**Data provided**
::::

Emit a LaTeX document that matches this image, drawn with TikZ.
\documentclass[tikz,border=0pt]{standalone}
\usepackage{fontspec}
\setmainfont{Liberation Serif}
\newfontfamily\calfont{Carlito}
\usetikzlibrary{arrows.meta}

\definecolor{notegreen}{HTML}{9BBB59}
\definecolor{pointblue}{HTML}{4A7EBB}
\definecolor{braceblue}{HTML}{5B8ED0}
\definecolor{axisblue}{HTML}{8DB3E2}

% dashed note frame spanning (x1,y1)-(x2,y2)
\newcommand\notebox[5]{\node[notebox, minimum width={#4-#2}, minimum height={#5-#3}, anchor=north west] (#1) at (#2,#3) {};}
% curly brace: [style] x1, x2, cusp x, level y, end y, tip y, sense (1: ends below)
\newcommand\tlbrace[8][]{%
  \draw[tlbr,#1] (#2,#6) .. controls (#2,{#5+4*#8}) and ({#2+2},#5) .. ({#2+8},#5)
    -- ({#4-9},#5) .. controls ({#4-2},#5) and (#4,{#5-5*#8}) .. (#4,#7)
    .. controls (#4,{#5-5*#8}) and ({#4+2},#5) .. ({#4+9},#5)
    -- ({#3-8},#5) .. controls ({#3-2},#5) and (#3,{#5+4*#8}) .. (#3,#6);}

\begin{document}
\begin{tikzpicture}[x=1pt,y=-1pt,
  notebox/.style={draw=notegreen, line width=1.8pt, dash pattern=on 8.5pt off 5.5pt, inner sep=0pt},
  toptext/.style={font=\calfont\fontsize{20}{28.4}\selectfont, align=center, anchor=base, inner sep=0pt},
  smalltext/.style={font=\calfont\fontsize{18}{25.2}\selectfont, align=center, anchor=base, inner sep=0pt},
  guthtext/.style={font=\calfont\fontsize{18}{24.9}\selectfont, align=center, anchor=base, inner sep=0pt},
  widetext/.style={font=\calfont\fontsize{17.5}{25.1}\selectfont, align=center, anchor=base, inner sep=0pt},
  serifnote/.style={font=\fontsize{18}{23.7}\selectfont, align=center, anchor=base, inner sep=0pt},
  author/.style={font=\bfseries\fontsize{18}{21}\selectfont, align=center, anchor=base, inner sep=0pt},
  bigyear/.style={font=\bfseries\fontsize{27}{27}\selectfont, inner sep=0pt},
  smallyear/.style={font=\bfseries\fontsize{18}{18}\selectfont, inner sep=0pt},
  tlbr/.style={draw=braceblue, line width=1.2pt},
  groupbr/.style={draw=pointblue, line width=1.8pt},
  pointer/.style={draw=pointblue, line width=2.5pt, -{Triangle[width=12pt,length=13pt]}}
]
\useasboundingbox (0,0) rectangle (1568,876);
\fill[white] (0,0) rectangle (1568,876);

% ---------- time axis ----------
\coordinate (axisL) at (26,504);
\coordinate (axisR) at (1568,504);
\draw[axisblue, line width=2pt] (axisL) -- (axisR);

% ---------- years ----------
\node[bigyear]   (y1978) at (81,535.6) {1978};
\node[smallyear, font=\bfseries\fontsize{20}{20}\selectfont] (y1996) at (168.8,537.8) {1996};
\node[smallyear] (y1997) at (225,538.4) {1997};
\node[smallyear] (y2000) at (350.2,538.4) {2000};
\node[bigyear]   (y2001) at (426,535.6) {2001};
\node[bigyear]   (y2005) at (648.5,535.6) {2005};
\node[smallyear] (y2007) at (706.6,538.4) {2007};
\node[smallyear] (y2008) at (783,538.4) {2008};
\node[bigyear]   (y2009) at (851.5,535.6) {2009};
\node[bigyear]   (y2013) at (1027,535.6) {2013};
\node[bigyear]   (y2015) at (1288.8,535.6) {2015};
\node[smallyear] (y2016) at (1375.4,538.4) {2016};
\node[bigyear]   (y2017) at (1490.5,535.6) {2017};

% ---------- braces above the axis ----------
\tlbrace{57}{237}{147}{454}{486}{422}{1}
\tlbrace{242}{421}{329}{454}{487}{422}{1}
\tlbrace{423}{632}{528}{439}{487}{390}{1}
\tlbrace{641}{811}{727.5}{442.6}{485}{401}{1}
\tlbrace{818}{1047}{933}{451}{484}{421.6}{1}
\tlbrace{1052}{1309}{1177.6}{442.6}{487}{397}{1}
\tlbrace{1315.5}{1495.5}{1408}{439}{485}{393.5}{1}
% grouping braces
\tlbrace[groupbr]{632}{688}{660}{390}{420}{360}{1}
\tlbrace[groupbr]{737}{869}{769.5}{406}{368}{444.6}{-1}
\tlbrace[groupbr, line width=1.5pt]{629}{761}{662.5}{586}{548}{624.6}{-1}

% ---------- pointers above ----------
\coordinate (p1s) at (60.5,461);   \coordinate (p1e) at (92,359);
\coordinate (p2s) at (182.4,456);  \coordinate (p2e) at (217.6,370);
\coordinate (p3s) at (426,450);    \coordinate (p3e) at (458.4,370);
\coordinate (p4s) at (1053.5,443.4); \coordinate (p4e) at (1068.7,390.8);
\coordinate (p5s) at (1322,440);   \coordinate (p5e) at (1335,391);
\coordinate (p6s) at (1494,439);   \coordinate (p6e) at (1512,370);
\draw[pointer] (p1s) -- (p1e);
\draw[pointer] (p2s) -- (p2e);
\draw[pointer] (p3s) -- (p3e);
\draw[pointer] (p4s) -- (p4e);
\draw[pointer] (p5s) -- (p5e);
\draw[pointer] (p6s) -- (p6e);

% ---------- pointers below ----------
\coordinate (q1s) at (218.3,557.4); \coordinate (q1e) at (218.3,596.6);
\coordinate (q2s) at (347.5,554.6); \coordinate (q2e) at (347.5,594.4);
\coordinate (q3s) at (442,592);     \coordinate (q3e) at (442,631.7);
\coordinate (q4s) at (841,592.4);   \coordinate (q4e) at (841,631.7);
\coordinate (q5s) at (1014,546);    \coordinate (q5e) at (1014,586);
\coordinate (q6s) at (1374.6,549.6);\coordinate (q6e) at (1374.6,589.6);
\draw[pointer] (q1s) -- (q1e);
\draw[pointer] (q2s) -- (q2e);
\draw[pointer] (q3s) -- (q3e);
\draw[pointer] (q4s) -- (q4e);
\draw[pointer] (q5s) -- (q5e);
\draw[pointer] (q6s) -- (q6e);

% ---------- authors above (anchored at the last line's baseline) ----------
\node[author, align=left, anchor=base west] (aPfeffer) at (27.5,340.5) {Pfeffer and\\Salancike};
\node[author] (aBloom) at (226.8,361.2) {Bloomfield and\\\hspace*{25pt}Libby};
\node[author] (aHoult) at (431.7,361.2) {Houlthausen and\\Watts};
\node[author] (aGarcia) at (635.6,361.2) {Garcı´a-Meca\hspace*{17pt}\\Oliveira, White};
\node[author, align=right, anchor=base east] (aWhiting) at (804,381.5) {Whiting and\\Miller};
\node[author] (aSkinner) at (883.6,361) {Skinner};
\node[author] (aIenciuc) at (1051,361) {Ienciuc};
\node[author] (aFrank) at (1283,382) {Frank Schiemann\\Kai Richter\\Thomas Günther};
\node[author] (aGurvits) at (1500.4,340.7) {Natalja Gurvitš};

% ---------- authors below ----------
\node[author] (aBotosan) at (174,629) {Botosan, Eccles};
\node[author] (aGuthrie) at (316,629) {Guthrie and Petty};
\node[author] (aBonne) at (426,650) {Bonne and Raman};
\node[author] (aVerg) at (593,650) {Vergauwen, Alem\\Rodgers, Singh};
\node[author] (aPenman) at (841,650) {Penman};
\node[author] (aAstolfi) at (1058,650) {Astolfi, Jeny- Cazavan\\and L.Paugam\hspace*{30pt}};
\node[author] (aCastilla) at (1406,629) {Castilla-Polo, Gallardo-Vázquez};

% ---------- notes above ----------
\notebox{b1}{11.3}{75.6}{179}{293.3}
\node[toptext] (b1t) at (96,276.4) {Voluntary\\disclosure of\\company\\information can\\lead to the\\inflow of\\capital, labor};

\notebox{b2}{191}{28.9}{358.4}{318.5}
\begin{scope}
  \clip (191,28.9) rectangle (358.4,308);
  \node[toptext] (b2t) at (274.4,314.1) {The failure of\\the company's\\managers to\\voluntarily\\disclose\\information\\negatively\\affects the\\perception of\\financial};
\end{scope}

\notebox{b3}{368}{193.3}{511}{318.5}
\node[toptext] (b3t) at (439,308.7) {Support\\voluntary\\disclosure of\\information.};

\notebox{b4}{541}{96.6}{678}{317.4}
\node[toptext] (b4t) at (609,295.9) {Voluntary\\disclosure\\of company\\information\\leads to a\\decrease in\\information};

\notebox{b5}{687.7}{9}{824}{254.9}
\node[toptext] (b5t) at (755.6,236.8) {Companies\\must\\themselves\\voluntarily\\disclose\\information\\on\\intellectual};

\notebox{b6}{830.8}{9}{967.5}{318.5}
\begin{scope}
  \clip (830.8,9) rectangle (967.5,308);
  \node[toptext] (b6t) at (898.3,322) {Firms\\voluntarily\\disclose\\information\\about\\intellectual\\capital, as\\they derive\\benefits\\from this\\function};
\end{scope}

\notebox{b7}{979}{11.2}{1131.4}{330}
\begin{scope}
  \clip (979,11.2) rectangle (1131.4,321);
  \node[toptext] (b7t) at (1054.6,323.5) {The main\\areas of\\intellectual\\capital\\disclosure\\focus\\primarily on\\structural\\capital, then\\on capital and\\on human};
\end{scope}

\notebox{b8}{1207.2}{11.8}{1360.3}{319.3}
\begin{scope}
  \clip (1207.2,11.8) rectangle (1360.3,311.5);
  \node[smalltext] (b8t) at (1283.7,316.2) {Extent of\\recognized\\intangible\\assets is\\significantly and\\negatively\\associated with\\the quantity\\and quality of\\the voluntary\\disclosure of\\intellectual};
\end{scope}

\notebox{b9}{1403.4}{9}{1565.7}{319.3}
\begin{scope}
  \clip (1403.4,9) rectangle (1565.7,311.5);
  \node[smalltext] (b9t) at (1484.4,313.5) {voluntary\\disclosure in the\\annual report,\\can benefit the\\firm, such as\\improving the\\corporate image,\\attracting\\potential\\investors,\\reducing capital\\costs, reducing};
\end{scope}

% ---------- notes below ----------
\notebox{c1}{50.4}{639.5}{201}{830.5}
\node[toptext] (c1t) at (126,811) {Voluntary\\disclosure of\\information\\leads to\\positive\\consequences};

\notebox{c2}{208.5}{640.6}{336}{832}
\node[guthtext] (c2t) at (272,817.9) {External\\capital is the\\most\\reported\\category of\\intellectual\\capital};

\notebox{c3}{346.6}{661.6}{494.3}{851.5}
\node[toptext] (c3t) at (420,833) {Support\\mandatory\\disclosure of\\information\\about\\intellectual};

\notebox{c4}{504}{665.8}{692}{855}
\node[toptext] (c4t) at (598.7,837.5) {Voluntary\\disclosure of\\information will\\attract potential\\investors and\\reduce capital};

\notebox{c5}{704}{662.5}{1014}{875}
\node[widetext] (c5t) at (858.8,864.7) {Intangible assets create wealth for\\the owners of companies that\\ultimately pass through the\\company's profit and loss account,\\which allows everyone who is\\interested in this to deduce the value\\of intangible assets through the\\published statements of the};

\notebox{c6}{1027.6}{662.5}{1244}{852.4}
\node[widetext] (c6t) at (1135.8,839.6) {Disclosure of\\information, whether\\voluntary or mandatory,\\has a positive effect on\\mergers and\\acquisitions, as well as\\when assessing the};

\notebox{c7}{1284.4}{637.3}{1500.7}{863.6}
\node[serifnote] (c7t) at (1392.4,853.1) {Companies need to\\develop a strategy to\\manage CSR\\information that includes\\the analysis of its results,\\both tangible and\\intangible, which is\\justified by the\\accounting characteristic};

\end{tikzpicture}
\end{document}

::::

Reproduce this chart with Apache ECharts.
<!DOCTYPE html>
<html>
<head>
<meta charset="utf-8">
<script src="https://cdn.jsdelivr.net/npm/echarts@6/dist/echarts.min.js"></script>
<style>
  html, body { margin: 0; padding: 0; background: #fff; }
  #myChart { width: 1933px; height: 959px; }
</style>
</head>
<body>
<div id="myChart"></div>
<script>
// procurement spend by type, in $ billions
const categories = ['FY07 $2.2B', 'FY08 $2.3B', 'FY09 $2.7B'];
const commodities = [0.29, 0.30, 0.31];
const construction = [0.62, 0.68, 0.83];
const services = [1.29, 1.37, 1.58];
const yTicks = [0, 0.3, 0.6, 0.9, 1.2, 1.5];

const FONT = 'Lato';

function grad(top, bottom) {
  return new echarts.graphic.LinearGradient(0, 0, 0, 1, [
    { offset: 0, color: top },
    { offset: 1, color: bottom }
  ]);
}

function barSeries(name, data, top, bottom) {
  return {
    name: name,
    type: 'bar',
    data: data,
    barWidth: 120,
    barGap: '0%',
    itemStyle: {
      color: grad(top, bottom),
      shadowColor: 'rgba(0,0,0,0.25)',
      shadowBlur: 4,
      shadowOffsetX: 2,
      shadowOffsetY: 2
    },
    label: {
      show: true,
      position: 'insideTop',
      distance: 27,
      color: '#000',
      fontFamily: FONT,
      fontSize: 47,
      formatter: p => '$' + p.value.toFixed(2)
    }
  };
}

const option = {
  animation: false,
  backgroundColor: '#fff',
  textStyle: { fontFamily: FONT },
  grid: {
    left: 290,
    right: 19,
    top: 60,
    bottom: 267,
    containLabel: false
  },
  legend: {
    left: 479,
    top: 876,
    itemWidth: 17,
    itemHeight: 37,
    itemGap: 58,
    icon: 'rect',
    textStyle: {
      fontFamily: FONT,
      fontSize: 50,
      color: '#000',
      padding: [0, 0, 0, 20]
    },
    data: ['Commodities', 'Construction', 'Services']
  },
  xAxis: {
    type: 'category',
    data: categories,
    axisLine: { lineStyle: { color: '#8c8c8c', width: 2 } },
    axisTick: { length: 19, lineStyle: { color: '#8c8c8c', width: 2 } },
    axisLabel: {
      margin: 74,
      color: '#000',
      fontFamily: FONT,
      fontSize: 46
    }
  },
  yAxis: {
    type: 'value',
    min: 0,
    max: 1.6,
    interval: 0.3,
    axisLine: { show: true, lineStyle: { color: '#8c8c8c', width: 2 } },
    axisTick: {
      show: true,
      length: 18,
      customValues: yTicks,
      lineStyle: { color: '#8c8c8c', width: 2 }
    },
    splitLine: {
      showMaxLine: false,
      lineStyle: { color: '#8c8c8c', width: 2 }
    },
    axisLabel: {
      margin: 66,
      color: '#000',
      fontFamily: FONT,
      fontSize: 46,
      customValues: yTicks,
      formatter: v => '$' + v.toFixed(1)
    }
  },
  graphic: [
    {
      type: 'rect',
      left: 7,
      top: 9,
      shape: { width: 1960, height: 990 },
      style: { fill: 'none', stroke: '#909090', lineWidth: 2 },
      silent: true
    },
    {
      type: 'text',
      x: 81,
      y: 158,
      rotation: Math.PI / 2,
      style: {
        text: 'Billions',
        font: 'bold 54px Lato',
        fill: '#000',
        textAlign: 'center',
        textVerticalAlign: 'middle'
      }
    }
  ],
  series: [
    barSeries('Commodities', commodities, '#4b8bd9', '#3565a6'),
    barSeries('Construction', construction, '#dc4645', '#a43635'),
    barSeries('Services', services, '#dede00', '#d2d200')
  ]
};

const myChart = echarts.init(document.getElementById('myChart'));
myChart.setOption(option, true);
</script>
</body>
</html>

::::

**Task to carry out**
Collect, from the material above, every line containing the word "image".

**Written answer**
Emit a LaTeX document that matches this image, drawn with TikZ.
  \node[smalltext] (b9t) at (1484.4,313.5) {voluntary\\disclosure in the\\annual report,\\can benefit the\\firm, such as\\improving the\\corporate image,\\attracting\\potential\\investors,\\reducing capital\\costs, reducing};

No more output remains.